Juan 14, 23-29
En estos pocos versículos de la última conversación larga de Jesús con sus apóstoles en la Ultima Cena, El les anuncia y nos anuncia una serie de verdades, y nos hace una serie de promesas de una enorme importancia.
Primero dice que al que lo ame El lo amará, lo amará el Padre, y “vendremos a él y haremos morada en él”. Está aquí afirmada una realidad increíble de la presencia de Dios en el corazón del ser humano. Dios hace su morada en el corazón del hombre que ama a Jesús, del que es amigo de Jesús. El estar en gracia tiene como resultado que Dios viva en nosotros. La relación de Dios con el hombre y con el mundo, es algo fundamental de la doctrina de Cristo. Dios convertido en vida de mi vida. Dios está presente en todo y en todos, en todos los seres y en todas sus acciones; pero es El y no se confunde con todos los demás seres; con su presencia y su participación no suplanta al ser humano, ni a ningún otro ser de la naturaleza.

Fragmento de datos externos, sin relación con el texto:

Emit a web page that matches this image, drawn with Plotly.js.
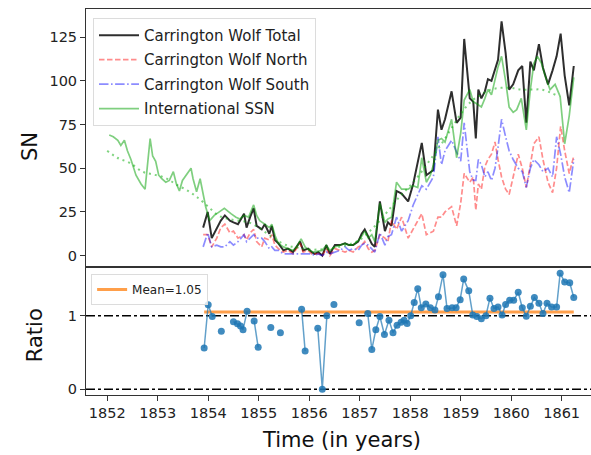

Pero esta presencia de Dios en el hombre, por la gracia, es de otro nivel fundamentalmente superior. Esta presencia de Dios confiere al hombre una dignidad inimaginable, y una responsabilidad grande para consigo mismo y para con los demás.
Continuando con las palabras de Jesús, nos encontramos con esta afirmación: que el Espíritu Santo vendrá a enseñarnos todo; o sea que nos hará entender adecuadamente y en profundidad todo lo que Jesús nos ha enseñado. Esto era muy necesario: las enseñanzas de Jesús no siempre fueron entendidas por los mismos apóstoles, y a veces incluso fueron mal entendidas. El Espíritu Santo fue el que les ayudó a ellos desde Pentecostés a entender correctamente todo, y ha seguido presente en la enseñanza de la Iglesia, para que las palabras de Jesús permanezcan y sean acogidas y entendidas. Es también el Espíritu Santo el que nos enseña en particular cuando en una lectura individual, sentimos un mensaje especial que brota de la lectura de la Palabra de Dios, y que repentinamente nos ilumina: es la acción docente del Espíritu Santo.
Pero Jesús dice más, continúa: les doy la paz, pero no una paz como la que da el mundo. Jesucristo está hablando de los frutos de la Redención: la presencia de Dios, la iluminación del Espíritu Santo, y ahora habla de la Paz, y dice que es diferente de la paz que da el mundo. ¿Qué es esa paz? ¿Y por qué tan diferente? Podemos examinar un poco algunas situaciones de paz humanas, para quizá entender este gran don de la Paz de Cristo: hay personas que alguna vez necesitan un tranquilizante, o inclusive una cura de sueño: la persona queda sedada, tranquila: pero no se trata de paz interior, sino de paz farmacológica. Hay algunos que buscan la paz en el aturdimiento, en la evasión, en la borrachera, es paz (¿) alienada. Otra experiencia de paz puramente mundana, es la paz que resulta de la carencia de problemas: cuando todo se nos resuelve en forma favorable: los acontecimientos, las circunstancias externas dejan de ser amenazantes, entonces decimos que estamos en paz; seguimos con una paz humana, solamente humana, que en el fondo no brota de nosotros sino que es la consecuencia de las circunstancias exteriores, es paz circunstancial y poco estable. También hay otra paz exterior, que inclusive muchas veces es un disfraz, y tiene poca consistencia: la paz diplomática, que consiste en una ausencia de hostilidades: es el simple silencio de las armas, y a veces a eso se le llama paz, cuando en realidad es hostilidad camuflada de paz.
La paz que Cristo nos promete es totalmente diferente: es paz que brota de nuestro interior: una paz que se cimienta en nuestra fe en Dios, en nuestra esperanza de salvación, y en nuestro amor por el que nos sabemos amados por Dios; es una paz diferente; esos convencimientos interiores producen en nuestro corazón un estado de ánimo sereno. Es Dios cuidándonos, es el autor de la Paz dándonos quietud y eliminando nuestros miedos. Esa paz es Dios mismo, el príncipe de la Paz.
Estas tres cosas nos promete Jesús, y que son frutos de nuestra salvación: Dios convertido en nuestro huésped, intimidad de nuestro corazón. La verdad certificada por el mismo Espíritu Santo que nos enseña todo sin oscuridades ni dudas. Y finalmente esa paz interior que es un atisbo y anuncio de la eterna felicidad.